To the extent that defendant relies upon a lower federal court's resolution of the constitutional challenge that he raises here, that court's "interpretation of a[f]ederal constitutional question ... may serve as useful and persuasive authority for our Court [but is] not binding [upon] us" (People v. Kin Kan, 78 N.Y.2d 54, 60, 571 N.Y.S.2d 436, 574 N.E.2d 1042 [1991] ; see People v. Rapp, 154 A.D.3d 1007, 1009 n. 2, 63 N.Y.S.3d 114 [2017] ; Schulz v. State of N.Y. Exec., 134 A.D.3d 52, 57 n. 3, 19 N.Y.S.3d 92 [2015], appeal dismissed 26 N.Y.3d 1139, 27 N.Y.S.3d 502, 47 N.E.3d 782 [2016], lv denied 27 N.Y.3d 907, 2016 WL 3152539 [2016] ).

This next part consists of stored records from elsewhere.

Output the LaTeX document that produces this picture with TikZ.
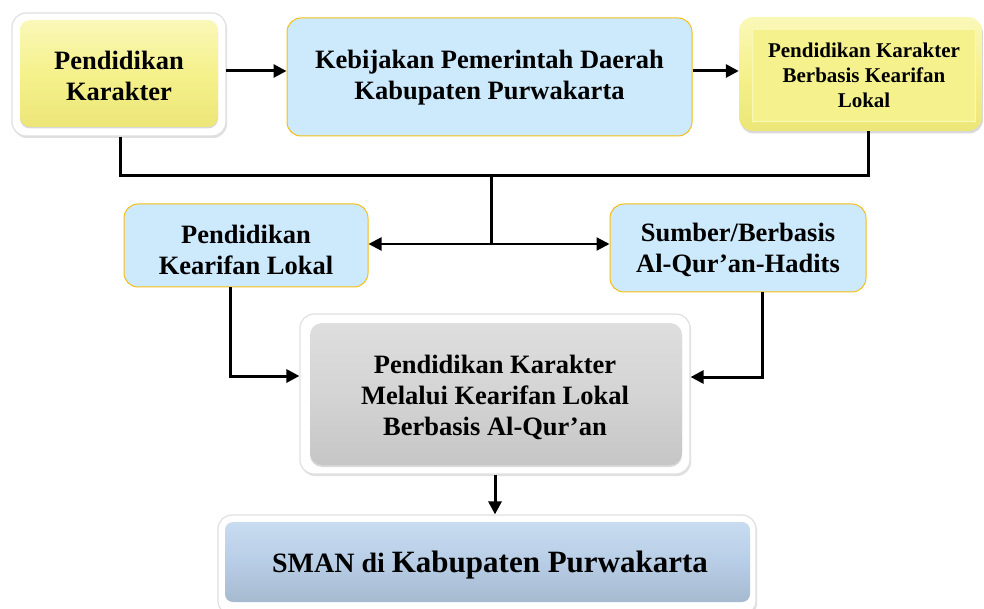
\documentclass[tikz,border=0pt]{standalone}
\usepackage{fontspec}
\setmainfont{Liberation Serif}
\usetikzlibrary{arrows.meta,shadows,calc}
\definecolor{ylw}{RGB}{245,241,140}
\definecolor{ylwlt}{RGB}{250,248,185}
\definecolor{ylwdk}{RGB}{236,230,120}
\definecolor{lblue}{RGB}{205,234,252}
\definecolor{orng}{RGB}{245,190,20}
\definecolor{gry}{RGB}{212,212,212}
\definecolor{grylt}{RGB}{222,222,222}
\definecolor{grydk}{RGB}{198,198,198}
\definecolor{sblue}{RGB}{184,206,230}
\definecolor{sbluelt}{RGB}{200,220,240}
\begin{document}
\begin{tikzpicture}[x=1pt,y=-1pt,
  frame/.style={draw=black!12, line width=1.2pt, fill=white, rounded corners=14pt,
     drop shadow={shadow xshift=1pt, shadow yshift=-2pt, opacity=.25}},
  bluebox/.style={draw=orng, line width=1pt, fill=lblue, rounded corners=14pt},
  txt/.style={font=\bfseries\fontsize{26.5}{31}\selectfont, align=center, text=black},
  smalltxt/.style={font=\bfseries\fontsize{21}{25}\selectfont, align=center, text=black},
  arr/.style={line width=3pt, -{Triangle[length=13pt,width=13pt]}},
  arrthin/.style={line width=2.2pt, -{Triangle[length=13pt,width=13pt]}},
  ln/.style={line width=3pt}]
\useasboundingbox (0,0) rectangle (984,609);
% Box 1
\node[frame, minimum width=214pt, minimum height=123pt] (n1f) at (119,74.5) {};
\node[rounded corners=10pt, top color=ylwlt, bottom color=ylwdk, middle color=ylw,
      minimum width=198pt, minimum height=107pt, drop shadow={shadow xshift=0pt, shadow yshift=-1.5pt, opacity=.3}] (n1) at (119,73.5) {};
\node[txt] (t1) at (119,76) {Pendidikan\\Karakter};
% Box 2
\node[bluebox, minimum width=405pt, minimum height=118pt] (n2) at (489.5,77) {};
\node[txt] (t2) at (489.5,78) {Kebijakan Pemerintah Daerah\\Kabupaten Purwakarta};
% Box 3
\node[rounded corners=14pt, top color=ylwlt, bottom color=ylwdk, middle color=ylw,
      minimum width=243pt, minimum height=114pt,
      drop shadow={shadow xshift=1pt, shadow yshift=-2.5pt, opacity=.3}] (n3) at (860.5,74) {};
\node[draw=ylwlt, line width=1pt, fill=ylw, minimum width=223pt, minimum height=92pt] (n3i) at (863.5,76) {};
\node[smalltxt] (t3) at (864,75) {Pendidikan Karakter\\Berbasis Kearifan\\Lokal};
% Box 4
\node[bluebox, minimum width=244pt, minimum height=83pt] (n4) at (246,245.5) {};
\node[txt] (t4) at (246,250) {Pendidikan\\Kearifan Lokal};
% Box 5
\node[bluebox, minimum width=256pt, minimum height=88pt] (n5) at (738,248) {};
\node[txt] (t5) at (738,250) {Sumber/Berbasis\\Al-Qur’an-Hadits};
% Gray box
\node[frame, minimum width=390pt, minimum height=160pt] (gf) at (495,394) {};
\node[rounded corners=12pt, top color=grylt, bottom color=grydk, middle color=gry,
      minimum width=372pt, minimum height=142pt,
      drop shadow={shadow xshift=0pt, shadow yshift=-2pt, opacity=.3}] (g) at (496,394) {};
\node[txt] (tg) at (495,397) {Pendidikan Karakter\\Melalui Kearifan Lokal\\Berbasis Al-Qur’an};
% SMAN box
\node[frame, minimum width=538pt, minimum height=100pt] (sf) at (487,565) {};
\node[rounded corners=8pt, top color=sbluelt, bottom color=sblue!90!black, middle color=sblue,
      minimum width=525pt, minimum height=80pt] (s) at (487.5,562) {};
\node[font=\bfseries, text=black] (ts) at (490,565) {{\fontsize{28}{32}\selectfont SMAN di }{\fontsize{31}{34}\selectfont Kabupaten Purwakarta}};
% Connectors
\coordinate (a1) at (226,71);
\draw[arr] (a1) -- (a1 -| n2.west);
\draw[arr] (n2.east |- a1) -- (n3.west |- a1);
\coordinate (c1) at ($(n1f.south)+(1,0)$);
\coordinate (c3) at ($(n3.south)+(7.5,0)$);
\coordinate (j) at (491,176);
\draw[ln] (c1) |- (j) -| (c3);
\coordinate (j2) at (491,244);
\draw[ln] (j) -- (j2);
\draw[arrthin] (j2) -- (n4.east |- j2);
\draw[arrthin] (j2) -- (n5.west |- j2);
\coordinate (l1) at ($(n4.south)+(-16,0)$);
\coordinate (l2) at (230,376);
\draw[arr] (l1) -- (l2) -- (l2 -| gf.west);
\coordinate (r1) at ($(n5.south)+(24,0)$);
\coordinate (r2) at (762,377);
\draw[arr] (r1) -- (r2) -- (r2 -| gf.east);
\draw[arr] (gf.south) -- (gf.south |- sf.north);
\end{tikzpicture}
\end{document}
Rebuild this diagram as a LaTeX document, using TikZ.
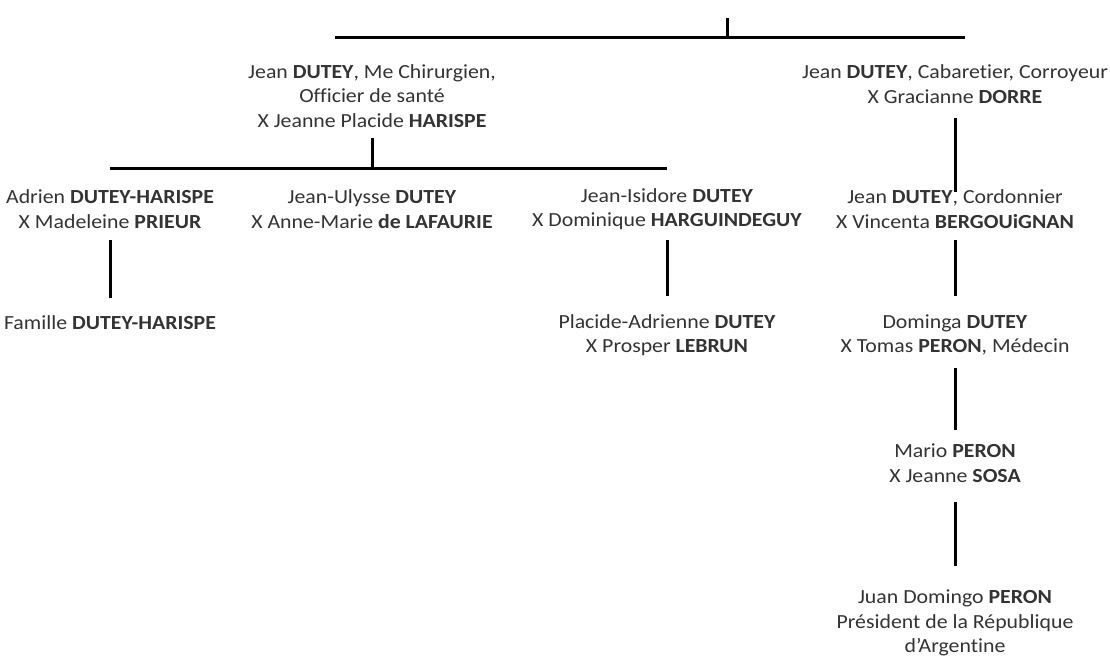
\documentclass[tikz,border=0pt]{standalone}
\usepackage{fontspec}
\setmainfont[FakeStretch=1.09,Ligatures=NoCommon]{Carlito}
\begin{document}
\begin{tikzpicture}[x=1pt,y=-1pt,
  person/.style={align=center,inner sep=0pt,font=\fontsize{20}{24.5}\selectfont,text=black!80},
  link/.style={line width=3pt,black}]
\useasboundingbox (0,0) rectangle (1110,659);
% nodes
\node[person] (p1) at (372,96) {Jean \textbf{DUTEY}, Me Chirurgien,\\Officier de santé\\X Jeanne Placide \textbf{HARISPE}};
\node[person] (p2) at (955,84) {Jean \textbf{DUTEY}, Cabaretier, Corroyeur\\X Gracianne \textbf{DORRE}};
\node[person] (c1) at (110,209) {Adrien \textbf{DUTEY-HARISPE}\\X Madeleine \textbf{PRIEUR}};
\node[person] (c2) at (372,209) {Jean-Ulysse \textbf{DUTEY}\\X Anne-Marie \textbf{de LAFAURIE}};
\node[person] (c3) at (667,209) {Jean-Isidore \textbf{DUTEY}\\X Dominique \textbf{HARGUINDEGUY}};
\node[person] (c4) at (955,209) {Jean \textbf{DUTEY}, Cordonnier\\X Vincenta \textbf{BERGOUiGNAN}};
\node[person] (g1) at (110,323) {Famille \textbf{DUTEY-HARISPE}};
\node[person] (g3) at (667,335) {Placide-Adrienne \textbf{DUTEY}\\X Prosper \textbf{LEBRUN}};
\node[person] (g4) at (955,335) {Dominga \textbf{DUTEY}\\X Tomas \textbf{PERON}, Médecin};
\node[person] (m4) at (955,463) {Mario \textbf{PERON}\\X Jeanne \textbf{SOSA}};
\node[person] (j4) at (955,623) {Juan Domingo \textbf{PERON}\\Président de la République\\d’Argentine};
% coordinates
\coordinate (t0) at (727,18);
\coordinate (t1) at (727,37);
\coordinate (tl) at (335,37);
\coordinate (tr) at (965,37);
\coordinate (a0) at (372,138);
\coordinate (a1) at (372,168);
\coordinate (al) at (110,168);
\coordinate (ar) at (667,168);
\coordinate (b0) at (955,118);
\coordinate (b1) at (955,192);
\coordinate (d0) at (110,240);
\coordinate (d1) at (110,298);
\coordinate (e0) at (667,240);
\coordinate (e1) at (667,296);
\coordinate (f0) at (955,240);
\coordinate (f1) at (955,296);
\coordinate (h0) at (955,368);
\coordinate (h1) at (955,430);
\coordinate (k0) at (955,502);
\coordinate (k1) at (955,566);
% links
\draw[link] (tl) -- (tr);
\draw[link] (t0) -- (t1);
\draw[link] (al) -- (ar);
\draw[link] (a0) -- (a1);
\draw[link] (b0) -- (b1);
\draw[link] (d0) -- (d1);
\draw[link] (e0) -- (e1);
\draw[link] (f0) -- (f1);
\draw[link] (h0) -- (h1);
\draw[link] (k0) -- (k1);
\end{tikzpicture}
\end{document}
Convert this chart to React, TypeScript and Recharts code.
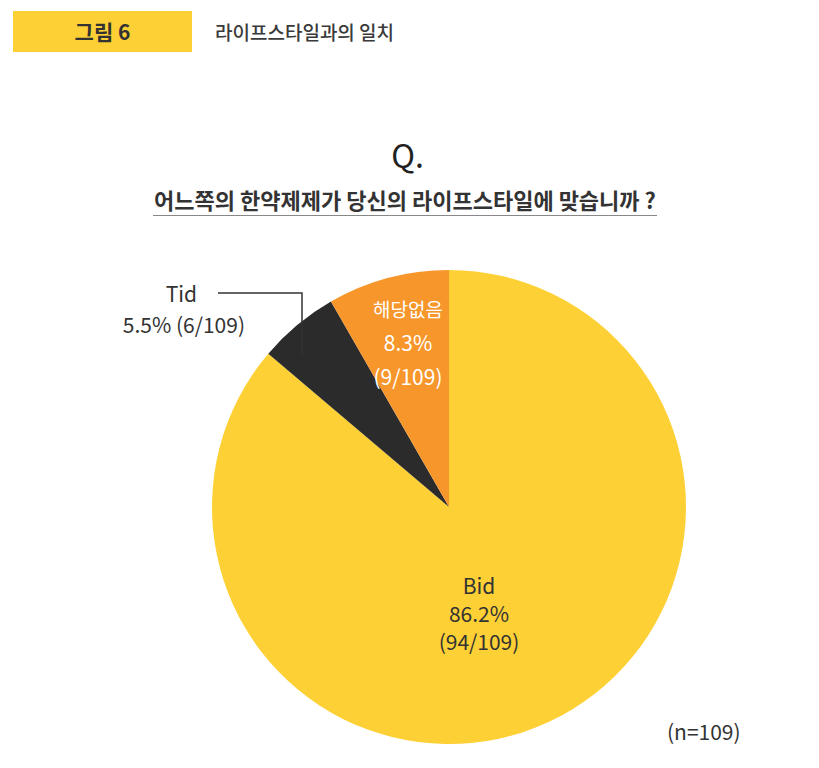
import { PieChart, Pie, Cell } from "recharts";

const categories = ["Bid", "Tid", "해당없음"];
const percents = [86.2, 5.5, 8.3];
const counts = [94, 6, 9];
const total = 109;
const colors = ["#FDD035", "#2B2B2B", "#F7962B"];

const data = categories.map((name, i) => ({
  name,
  value: percents[i],
  count: counts[i],
}));

const FONT = "'Noto Sans CJK KR', 'Noto Sans', sans-serif";
const LABEL_SIZE = 21;

// offsets of each label block relative to pie centre
const labelPos: Record<string, { dx: number; dy: number; fill: string; gap: number; nameSize: number }> = {
  Bid: { dx: 30, dy: 78, fill: "#333", gap: 28, nameSize: 21 },
  해당없음: { dx: -41, dy: -199, fill: "#fff", gap: 34, nameSize: 19 },
};

function renderLabel(props: any) {
  const { cx, cy, name, value, payload } = props;
  const count = payload?.count ?? payload?.payload?.count;
  if (name === "Tid") {
    return (
      <g>
        <polyline
          points={`${cx - 231},${cy - 214} ${cx - 147},${cy - 214} ${cx - 147},${cy - 152}`}
          fill="none"
          stroke="#333"
          strokeWidth={1.5}
        />
        <text x={cx - 252} y={cy - 214} textAnchor="end" dominantBaseline="central" fill="#333" fontSize={LABEL_SIZE} fontFamily={FONT}>
          {name}
        </text>
        <text x={cx - 204} y={cy - 183} textAnchor="end" dominantBaseline="central" fill="#333" fontSize={LABEL_SIZE} fontFamily={FONT}>
          {`${value}% (${count}/${total})`}
        </text>
      </g>
    );
  }
  const p = labelPos[name];
  const x = cx + p.dx;
  const y = cy + p.dy;
  return (
    <text x={x} y={y} textAnchor="middle" fill={p.fill} fontSize={LABEL_SIZE} fontFamily={FONT} dominantBaseline="central">
      <tspan x={x} dy={0} fontSize={p.nameSize}>{name}</tspan>
      <tspan x={x} dy={p.gap}>{`${value}%`}</tspan>
      <tspan x={x} dy={p.gap}>{`(${count}/${total})`}</tspan>
    </text>
  );
}

export default function App() {
  return (
    <div
      style={{
        position: "absolute",
        top: 0,
        left: 0,
        width: 819,
        height: 768,
        background: "#fff",
        fontFamily: FONT,
        overflow: "hidden",
      }}
    >
      <div
        style={{
          position: "absolute",
          left: 13,
          top: 11,
          width: 179,
          height: 41,
          background: "#FDD035",
          color: "#333",
          fontWeight: 700,
          fontSize: 21,
          lineHeight: "41px",
          textAlign: "center",
        }}
      >
        그림 6
      </div>
      <div style={{ position: "absolute", left: 215, top: 11, lineHeight: "41px", fontSize: 19, fontWeight: 500, color: "#3a3a3a" }}>
        라이프스타일과의 일치
      </div>
      <div
        style={{
          position: "absolute",
          left: 0,
          width: 819,
          top: 132,
          textAlign: "center",
          fontSize: 32,
          color: "#222",
          lineHeight: "44px",
        }}
      >
        <span style={{ marginLeft: -4 }}>Q.</span>
      </div>
      <div
        style={{
          position: "absolute",
          left: 153,
          top: 183,
          width: 504,
          textAlign: "center",
          fontSize: 22,
          fontWeight: 700,
          color: "#333",
          lineHeight: "32px",
          whiteSpace: "nowrap",
          borderBottom: "1.5px solid #888",
        }}
      >
        어느쪽의 한약제제가 당신의 라이프스타일에 맞습니까 ?
      </div>
      <div style={{ position: "absolute", left: 667, top: 716, fontSize: 21, color: "#333", lineHeight: "30px" }}>
        (n=109)
      </div>
      <div style={{ position: "absolute", left: 0, top: 0 }}>
        <PieChart width={819} height={768} margin={{ top: 0, right: 0, bottom: 0, left: 0 }}>
          <Pie
            data={data}
            dataKey="value"
            nameKey="name"
            cx={449}
            cy={507}
            outerRadius={237}
            startAngle={90}
            endAngle={-270}
            stroke="none"
            labelLine={false}
            label={renderLabel}
            isAnimationActive={false}
          >
            {data.map((d, i) => (
              <Cell key={d.name} fill={colors[i]} />
            ))}
          </Pie>
        </PieChart>
      </div>
    </div>
  );
}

We note that, given Georgia's characterization of defendant's conviction of false imprisonment of a minor as a sexual offense (see Ga Code Ann §§ 16–5–41 [c]; 17–10–6.2[a][2]), and the Court of Appeals’ recognition that "a great many cases of kidnapping or unlawful imprisonment of children are indeed [or can lead to] sex offenses" (People v. Knox, 12 N.Y.3d at 68, 875 N.Y.S.2d 828, 903 N.E.2d 1149 ), we discern no "potential conflict [between Georgia's registration requirements and] New York's due process guarantees or public policy" (People v. Diaz, 32 N.Y.3d at 548, 93 N.Y.S.3d 662, 118 N.E.3d 201 ).
Egan Jr., J.P., Lynch, Clark and Pritzker, JJ., concur.
ORDERED that the order is affirmed, without costs.